### INSTRUCTIONS TO FOLLOW
Copy, exactly and only, the lines from the one with "Clone this chart in matplotlib." up to and including the one with "in (1, 2, 3, 4)]", leaving pictures out.

[Records from a collection]
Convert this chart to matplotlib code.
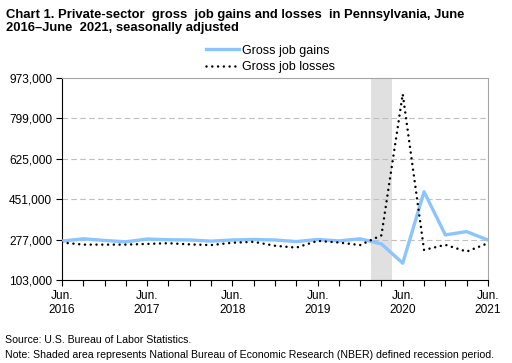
import matplotlib.pyplot as plt
import numpy as np

plt.rcParams['font.family'] = ['Liberation Sans', 'DejaVu Sans']

quarters = ['Jun.\n2016', '', '', '', 'Jun.\n2017', '', '', '', 'Jun.\n2018', '', '', '',
            'Jun.\n2019', '', '', '', 'Jun.\n2020', '', '', '', 'Jun.\n2021']
gains = [270000, 280000, 273000, 267000, 279000, 276000, 275000, 270000, 275000, 277000,
         275000, 268000, 277000, 271000, 280000, 258000, 175000, 483000, 297000, 311000, 275000]
losses = [264000, 255000, 255000, 255000, 258000, 261000, 256000, 253000, 263000, 267000,
          250000, 242000, 271000, 264000, 253000, 295000, 904000, 232000, 254000, 225000, 261000]
yticks = [103000, 277000, 451000, 625000, 799000, 973000]
recession = (14.5, 15.5)

x = np.arange(len(quarters))

fig = plt.figure(figsize=(5.12, 3.63), dpi=100)
ax = fig.add_axes([0.121, 0.229, 0.832, 0.556])

ax.axvspan(recession[0], recession[1], color='#e0e0e0', lw=0, zorder=0)
for y in yticks[1:-1]:
    ax.axhline(y, color='#bfbfbf', lw=0.8, ls=(0, (5, 3)), zorder=1)

ax.plot(x, gains, color='#8cc4ff', lw=2.4, label='Gross job gains', zorder=3)
ax.plot(x, losses, color='black', lw=1.8, ls=(0, (0.01, 2.3)), dash_capstyle='round',
        label='Gross job losses', zorder=4)

ax.set_xlim(0, len(quarters) - 1)
ax.set_ylim(yticks[0], yticks[-1])
ax.set_yticks(yticks)
ax.set_yticklabels([f'{v:,}' for v in yticks], fontsize=8.6)
ax.set_xticks(x)
ax.set_xticklabels(quarters, fontsize=8.6, linespacing=1.3)

for side in ['top', 'right']:
    ax.spines[side].set_color('#a6a6a6')
for side in ['left', 'bottom']:
    ax.spines[side].set_color('black')
ax.tick_params(axis='both', direction='out', length=4, width=0.8, pad=3)

ax.legend(loc='lower center', bbox_to_anchor=(0.49, 1.0), frameon=False, fontsize=9,
          handlelength=2.6, handletextpad=0.25, labelspacing=0.35, borderaxespad=0)

fig.text(0.012, 0.975, 'Chart 1. Private-sector  gross  job gains and losses  in Pennsylvania, June\n'
         '2016\u2013June  2021, seasonally adjusted', fontsize=9.4, fontweight='bold',
         va='top', ha='left', linespacing=1.05)
fig.text(0.01, 0.063, 'Source: U.S. Bureau of Labor Statistics.', fontsize=7.6, va='center')
fig.text(0.01, 0.022, 'Note: Shaded area represents National Bureau of Economic Research (NBER) defined recession period.',
         fontsize=7.6, va='center')

fig.savefig('out.png', dpi=100)
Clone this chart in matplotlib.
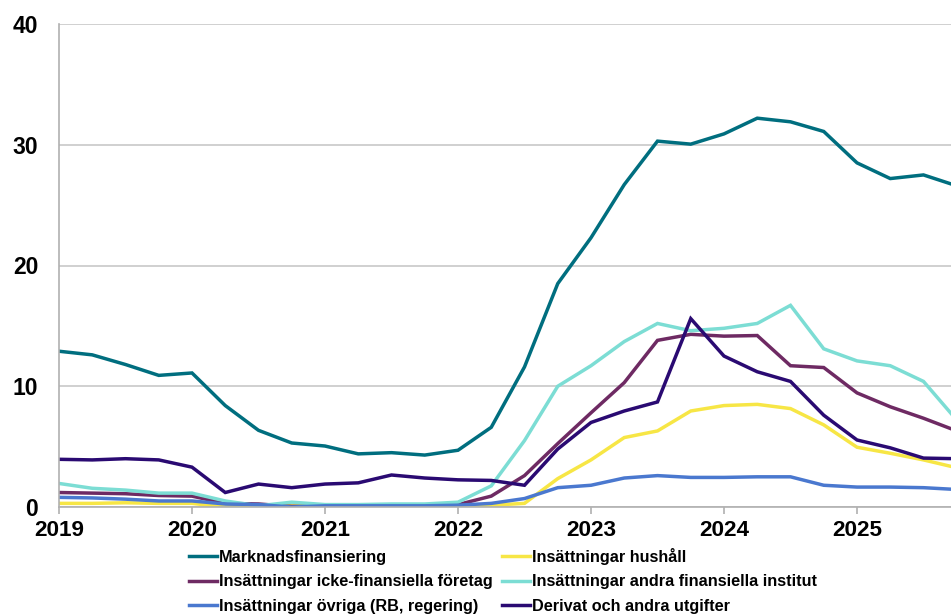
import matplotlib
matplotlib.use("Agg")
import matplotlib.pyplot as plt

plt.rcParams['font.family'] = ['Liberation Sans', 'DejaVu Sans']
plt.rcParams['font.weight'] = 'bold'

years = [2019, 2020, 2021, 2022, 2023, 2024, 2025]
quarters = [f"{y}Q{q}" for y in years for q in (1, 2, 3, 4)]

marknadsfinansiering = [12.9, 12.6, 11.8, 10.9, 11.1, 8.4, 6.35, 5.3, 5.05, 4.4, 4.5, 4.3,
                        4.7, 6.6, 11.6, 18.5, 22.3, 26.7, 30.3, 30.05, 30.9, 32.2, 31.9, 31.1,
                        28.5, 27.2, 27.5, 26.6]
hushall = [0.3, 0.3, 0.35, 0.3, 0.3, 0.0, 0.2, 0.1, 0.1, 0.1, 0.1, 0.1,
           0.1, 0.15, 0.3, 2.35, 3.9, 5.75, 6.3, 7.95, 8.4, 8.5, 8.15, 6.8,
           4.95, 4.45, 3.9, 3.25]
icke_fin = [1.2, 1.15, 1.1, 0.95, 0.9, 0.3, 0.25, 0.05, 0.1, 0.1, 0.15, 0.15,
            0.2, 0.9, 2.6, 5.25, 7.8, 10.3, 13.8, 14.3, 14.15, 14.2, 11.7, 11.55,
            9.45, 8.3, 7.35, 6.3]
andra_fin = [1.95, 1.55, 1.4, 1.15, 1.15, 0.5, 0.1, 0.4, 0.2, 0.2, 0.25, 0.25,
             0.4, 1.75, 5.5, 10.0, 11.7, 13.7, 15.2, 14.6, 14.8, 15.2, 16.7, 13.1,
             12.1, 11.7, 10.4, 7.2]
ovriga = [0.8, 0.75, 0.65, 0.5, 0.5, 0.25, 0.2, 0.0, 0.1, 0.1, 0.1, 0.1,
          0.15, 0.3, 0.7, 1.6, 1.8, 2.4, 2.6, 2.45, 2.45, 2.5, 2.5, 1.8,
          1.65, 1.65, 1.6, 1.45]
derivat = [3.95, 3.9, 4.0, 3.9, 3.3, 1.2, 1.9, 1.6, 1.9, 2.0, 2.65, 2.4,
           2.25, 2.2, 1.8, 4.8, 7.0, 7.95, 8.7, 15.6, 12.5, 11.2, 10.4, 7.6,
           5.55, 4.9, 4.05, 4.0]

series = [
    ("Marknadsfinansiering", marknadsfinansiering, "#006E7F"),
    ("Insättningar hushåll", hushall, "#F7E645"),
    ("Insättningar icke-finansiella företag", icke_fin, "#6E2A63"),
    ("Insättningar andra finansiella institut", andra_fin, "#7CDDD4"),
    ("Insättningar övriga (RB, regering)", ovriga, "#4A78CF"),
    ("Derivat och andra utgifter", derivat, "#2A0A72"),
]

x = [int(q[:4]) + (int(q[-1]) - 1) / 4 for q in quarters]

W, H = 951, 615
fig = plt.figure(figsize=(W / 100, H / 100), dpi=100)
ax = fig.add_axes([59 / W, 1 - 507 / H, 1 - 59 / W, (507 - 24) / H])

handles = {}
for name, vals, col in series:
    h, = ax.plot(x, vals, color=col, lw=2.5, label=name, solid_joinstyle='miter')
    handles[name] = h

ax.set_xlim(2019, 2019 + (W - 59) / 133)
ax.set_ylim(0, 40)
ax.set_yticks([0, 10, 20, 30, 40])
ax.set_xticks(years)
ax.set_xticklabels([str(y) for y in years])
ax.grid(axis='y', color='#C8C8C8', lw=1.2)
ax.set_axisbelow(True)
for s in ['top', 'right']:
    ax.spines[s].set_visible(False)
ax.spines['left'].set_color('#B0B0B0')
ax.spines['bottom'].set_color('#B0B0B0')
ax.spines['left'].set_linewidth(1.2)
ax.spines['bottom'].set_linewidth(1.2)
ax.tick_params(axis='y', length=0, pad=15, labelsize=16.5)
ax.tick_params(axis='x', length=5, width=1.2, color='#B0B0B0', pad=4.5, labelsize=16.2)
for lab in ax.get_xticklabels() + ax.get_yticklabels():
    lab.set_fontweight('bold')

order = ["Marknadsfinansiering", "Insättningar icke-finansiella företag",
         "Insättningar övriga (RB, regering)", "Insättningar hushåll",
         "Insättningar andra finansiella institut", "Derivat och andra utgifter"]
leg = fig.legend([handles[n] for n in order], order, ncol=2, frameon=False,
                 loc='upper left', bbox_to_anchor=(189 / W, 1 - 548 / H),
                 borderpad=0, borderaxespad=0, handlelength=1.75, handletextpad=0.1,
                 columnspacing=0.55, labelspacing=0.58,
                 prop={'size': 11.7, 'weight': 'bold'})

fig.savefig("out.png", dpi=100)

### EXERCISE RESPONSE
Clone this chart in matplotlib.
import matplotlib
matplotlib.use("Agg")
import matplotlib.pyplot as plt

plt.rcParams['font.family'] = ['Liberation Sans', 'DejaVu Sans']
plt.rcParams['font.weight'] = 'bold'

years = [2019, 2020, 2021, 2022, 2023, 2024, 2025]
quarters = [f"{y}Q{q}" for y in years for q in (1, 2, 3, 4)]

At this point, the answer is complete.